A Cabinet minister has been forced to apologise for the Government's botched handling of the national grooming gangs' inquiry. Four survivors have now walked away, fearing the probe is being quietly diluted to include other forms of child sexual abuse. But the person who really owes an apology is the woman leading it: Jess Phillips.
Yes, that Jess Phillips: Labour's straight-talking, no-nonsense Brummie, unafraid to say what others are too timid to say. A self-styled champion of women and girls; the patron saint of "believe all women". For years, she built a reputation as Westminster's conscience on violence against women - and a politician who actually cared.
Yet here she is, at the centre of an inquiry that survivors themselves are calling a cover-up, accused of misleading Parliament and publicly undermining one of the women she was meant to protect. The irony stinks to high heaven. The inquiry, meant to shine a light on decades of institutional failure, is instead exposing a newer kind of moral rot. And it's one dressed up in the language of progress.
Jess Phillips, the same woman who made a career out of demanding that we "believe women", is now presiding over an inquiry that's done the exact opposite. And the tragedy is that I once believed her. I thought her passion for women's safety was genuine. But, as ever, conviction in Labour's moral order comes with an asterisk. It's easy to "believe all women", until the women in question are working-class, white, northern, and brutalised by Pakistani-heritage grooming gangs. Suddenly, the slogans lose their sparkle.
Two of the four victims who have since resigned, Fiona Goddard and Ellie-Ann Reynolds, said the inquiry created a "toxic environment", that the process "felt like a cover-up," and officials used "condescending and controlling language". These are women who survived unimaginable abuse, only to relive the trauma of not being believed - this time by the very people tasked with securing justice.
Their frustration is justified. Phillips told Parliament that claims of broadening the inquiry's remit were "untrue". Yet leaked consultation papers asked participants whether the inquiry should take a "broader approach". Victims had even texted her about this. She denied it anyway. To be accused of lying by a government minister, when your entire teenage life was defined by being disbelieved, is the ultimate betrayal.
Phillips's defenders say she's in a difficult position, under pressure to balance sensitivity and political risk. But it's worth remembering that this is the same woman who faced heckling from pro-Gaza activists at her election count last year, and who narrowly avoided losing her own seat. I wonder how amenable her constituents would be to the idea of "believing all women".
Let's be honest: if the perpetrators at the heart of this inquiry had been white, posh boys from Chelsea rather than men of Pakistani heritage, Jess Phillips would've been all over it like a rash. There would be panels, documentaries, and tearful Commons statements about "toxic masculinity". But the moral calculus changes when racial optics get messy. Suddenly, the great feminist truth-teller starts tiptoeing around the facts.

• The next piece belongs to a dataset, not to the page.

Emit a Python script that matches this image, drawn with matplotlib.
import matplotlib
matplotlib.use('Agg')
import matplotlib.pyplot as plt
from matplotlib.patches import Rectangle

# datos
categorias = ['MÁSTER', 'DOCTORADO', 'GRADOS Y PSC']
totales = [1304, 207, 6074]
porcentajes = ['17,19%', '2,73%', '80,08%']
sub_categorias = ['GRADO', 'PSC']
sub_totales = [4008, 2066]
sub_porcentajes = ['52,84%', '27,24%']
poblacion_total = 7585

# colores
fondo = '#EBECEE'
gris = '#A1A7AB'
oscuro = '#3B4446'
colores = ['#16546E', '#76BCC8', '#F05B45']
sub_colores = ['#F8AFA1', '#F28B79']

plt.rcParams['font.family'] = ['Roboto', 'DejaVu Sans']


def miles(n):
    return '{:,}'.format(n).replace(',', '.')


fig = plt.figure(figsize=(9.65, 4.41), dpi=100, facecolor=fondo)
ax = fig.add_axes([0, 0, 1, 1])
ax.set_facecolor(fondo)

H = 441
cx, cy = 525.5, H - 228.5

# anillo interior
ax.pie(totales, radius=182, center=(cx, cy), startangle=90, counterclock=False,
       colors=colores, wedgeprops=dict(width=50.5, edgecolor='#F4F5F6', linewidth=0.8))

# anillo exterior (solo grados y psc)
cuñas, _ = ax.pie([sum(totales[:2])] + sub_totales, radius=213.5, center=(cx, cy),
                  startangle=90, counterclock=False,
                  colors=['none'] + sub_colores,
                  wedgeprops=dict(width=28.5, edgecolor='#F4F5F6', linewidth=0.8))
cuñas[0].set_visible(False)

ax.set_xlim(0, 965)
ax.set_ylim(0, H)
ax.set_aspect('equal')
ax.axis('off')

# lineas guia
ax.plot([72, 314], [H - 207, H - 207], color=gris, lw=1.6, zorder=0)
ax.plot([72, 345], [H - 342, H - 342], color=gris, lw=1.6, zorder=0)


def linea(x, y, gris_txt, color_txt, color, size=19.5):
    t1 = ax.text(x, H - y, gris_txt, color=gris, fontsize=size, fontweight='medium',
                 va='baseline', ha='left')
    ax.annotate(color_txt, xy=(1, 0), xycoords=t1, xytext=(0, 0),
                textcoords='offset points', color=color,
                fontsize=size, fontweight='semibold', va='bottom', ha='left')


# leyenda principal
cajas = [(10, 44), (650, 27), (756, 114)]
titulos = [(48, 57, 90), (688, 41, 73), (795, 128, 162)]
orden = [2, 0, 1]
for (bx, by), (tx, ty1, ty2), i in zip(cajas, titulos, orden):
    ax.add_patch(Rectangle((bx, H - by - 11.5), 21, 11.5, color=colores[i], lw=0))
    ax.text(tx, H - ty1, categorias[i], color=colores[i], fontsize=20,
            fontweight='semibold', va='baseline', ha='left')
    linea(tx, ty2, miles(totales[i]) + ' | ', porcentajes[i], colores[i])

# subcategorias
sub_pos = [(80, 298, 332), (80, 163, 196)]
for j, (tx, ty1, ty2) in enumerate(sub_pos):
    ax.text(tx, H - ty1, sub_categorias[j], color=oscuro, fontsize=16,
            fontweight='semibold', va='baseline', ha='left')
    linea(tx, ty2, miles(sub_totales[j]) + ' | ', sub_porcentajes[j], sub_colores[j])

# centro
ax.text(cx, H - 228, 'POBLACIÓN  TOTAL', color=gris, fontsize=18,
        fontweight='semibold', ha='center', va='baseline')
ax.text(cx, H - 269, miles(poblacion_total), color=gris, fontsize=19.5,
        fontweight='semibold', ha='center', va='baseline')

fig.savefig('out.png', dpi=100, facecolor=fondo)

The grooming gang crisis was never simply about race; it was about cowardice, denial, and class contempt. Thousands of vulnerable girls - poor, white, often from broken homes - were ignored by police and social workers, terrified of being labelled racist. That paralysis allowed predators to thrive. And now, with Phillips in charge, the cycle of disbelief is repeating itself under the banner of progressivism. It's as though institutional fear has been replaced by institutional spin.
To be clear, this isn't about political point-scoring. It's about accountability, and who really counts as a victim in modern Britain. Phillips once mocked the Tories for lacking empathy; yet here she is, accused of misleading Parliament and belittling survivors. She may not have dipped into donors' cookie jars or underpaid on her property taxes like some of her colleagues, but she's proving every bit as untrustworthy. Forget two-tier Keir. This is two-face Jess.
No one is really surprised, though. Keir Starmer, who smeared those demanding an inquiry as "jumping on the bandwagon of the far right", only authorised it because the political cost of ignoring it became untenable.
In the end, the survivors' exodus says it all. They wanted justice. They got bureaucracy. They wanted truth. They got Jess Phillips. Britain's grooming gang victims have spent decades being told to shut up for the sake of community cohesion. Now they're being told to smile for the sake of political optics.
If Phillips had an ounce of the integrity she once preached, she'd step down and let someone with genuine moral conviction lead this inquiry. Because right now, the only thing being laid bare is the hypocrisy of those who claim to care.